Another disturbing item regarding this memo is that it apparently was available before the final vote, but HHS sat on it. Democrats were so hellbent to get this bill passed that timely release would not have made any difference, but it might have made it harder to mislead the American people about the true effect of the law on premiums and deficits.  As we have said repeatedly, we need real changes in health care and health insurance in this country, but this bill doesn’t change anything in a positive way.  The manner in which was passed is all the proof needed of how deleterious it will prove to be.
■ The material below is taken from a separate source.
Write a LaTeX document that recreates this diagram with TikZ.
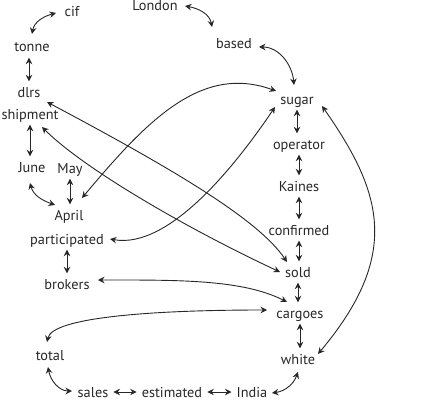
\documentclass[tikz,border=0pt]{standalone}
\usepackage{fontspec}
\setmainfont{PT Sans}
\usetikzlibrary{arrows.meta,calc}
\definecolor{ink}{RGB}{40,38,38}
\tikzset{
  wd/.style={text=ink, inner xsep=5pt, inner ysep=4pt, text height=11.5pt, text depth=1.5pt, font=\fontsize{14.3}{16}\selectfont},
  lnk/.style={draw=ink, line width=0.9pt, >={Stealth[length=6.5pt,width=6.5pt,inset=2.2pt]}, <->}
}
\begin{document}
\begin{tikzpicture}[x=1pt,y=1pt]
\path[use as bounding box] (0,0) rectangle (434,-404);
\node[wd] (cif) at (72,-12) {cif};
\node[wd] (London) at (155,-6) {London};
\node[wd] (tonne) at (32,-47) {tonne};
\node[wd] (based) at (234,-44) {based};
\node[wd] (dlrs) at (29,-92) {dlrs};
\node[wd] (sugar) at (297,-99) {sugar};
\node[wd] (shipment) at (30,-114) {shipment};
\node[wd] (operator) at (299,-144) {operator};
\node[wd] (June) at (32,-167) {June};
\node[wd] (May) at (70,-168) {May};
\node[wd] (Kaines) at (299,-186) {Kaines};
\node[wd] (April) at (69,-215) {April};
\node[wd] (participated) at (67,-239) {participated};
\node[wd] (confirmed) at (299,-230) {confirmed};
\node[wd] (sold) at (298,-272) {sold};
\node[wd] (brokers) at (67,-284) {brokers};
\node[wd] (cargoes) at (300,-313) {cargoes};
\node[wd] (total) at (50,-355) {total};
\node[wd] (white) at (298,-359) {white};
\node[wd] (sales) at (93,-392) {sales};
\node[wd] (estimated) at (172,-392) {estimated};
\node[wd] (India) at (252,-392) {India};

\draw[lnk] ($(cif)+(-16,-1)$) to[out=195,in=80] ($(tonne)+(0,13)$);
\draw[lnk] ($(London)+(30,0)$) to[out=-10,in=100] ($(based)+(-22,17)$);
\draw[lnk] ($(based)+(25,-3)$) to[out=0,in=95] ($(sugar)+(-3,14)$);
\draw[lnk] (tonne.south -| dlrs) -- (dlrs.north);
\draw[lnk] ($(dlrs)+(18,-10)$) .. controls +(-28:150) and +(124:50) .. ($(sold)+(-11,10)$);
\draw[lnk] ($(shipment)+(12,-13)$) .. controls +(-45:60) and +(155:100) .. ($(sold)+(-18,0)$);
\draw[lnk] (shipment.south) -- (shipment.south |- June.north);
\draw[lnk] ($(June)+(-2,-16)$) to[out=-75,in=160] ($(April)+(-14,10)$);
\draw[lnk] (May.south) -- (May.south |- April.north);
\draw[lnk] ($(April)+(13,17)$) .. controls +(50:100) and +(160:80) .. ($(sugar)+(-21,8)$);
\draw[lnk] ($(participated)+(43,0)$) .. controls +(-10:60) and +(236:70) .. ($(sugar)+(-22,-8)$);
\draw[lnk] (participated.south) -- (participated.south |- brokers.north);
\draw[lnk] (sugar.south) -- (sugar.south |- operator.north);
\draw[lnk] (operator.south) -- (operator.south |- Kaines.north);
\draw[lnk] (Kaines.south) -- (Kaines.south |- confirmed.north);
\draw[lnk] (confirmed.south) -- (confirmed.south |- sold.north);
\draw[lnk] (sold.south) -- (sold.south |- cargoes.north);
\draw[lnk] (cargoes.south) -- (cargoes.south |- white.north);
\draw[lnk] ($(sugar)+(25,-7)$) .. controls +(-55:105) and +(50:130) .. ($(white)+(20,5)$);
\draw[lnk] ($(brokers)+(31,4)$) .. controls +(0:80) and +(153:50) .. ($(cargoes)+(-13,11)$);
\draw[lnk] ($(total)+(-3,13)$) .. controls +(78:25) and +(180:117) .. ($(cargoes)+(-33,3)$);
\draw[lnk] ($(total)+(-2,-12)$) to[out=-80,in=180] ($(sales)+(-21,1)$);
\draw[lnk] (sales) -- (estimated);
\draw[lnk] (estimated) -- (India);
\draw[lnk] ($(India)+(20,-1)$) to[out=8,in=-110] ($(white)+(0,-13)$);
\end{tikzpicture}
\end{document}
At around the same time, the CBO released a memo with the estimate of the number of people who will be affected by the penalty for not obtaining health insurance.  CBO believes that in 2016 four million people will pay over four billion dollars in penalty.  Almost all of these will be middle-class citizens, since poor people are generally exempt.  Because the cost of insurance is likely to be much higher than CBO has projected, it has also likely underestimated the number of penalty payers.  Somehow this information also failed to make its way to the public eye before the final vote.

Those who were such avid proponents of this bill at this point seem to wish that it would also disappear from public view.  The ongoing difficulties in Massachusetts and the growing increases in private health plan premiums, which are driven by changes made by the new law, however, are going to keep health care very visible and most of the news won’t be favorable.  Rapids and turmoil ahead.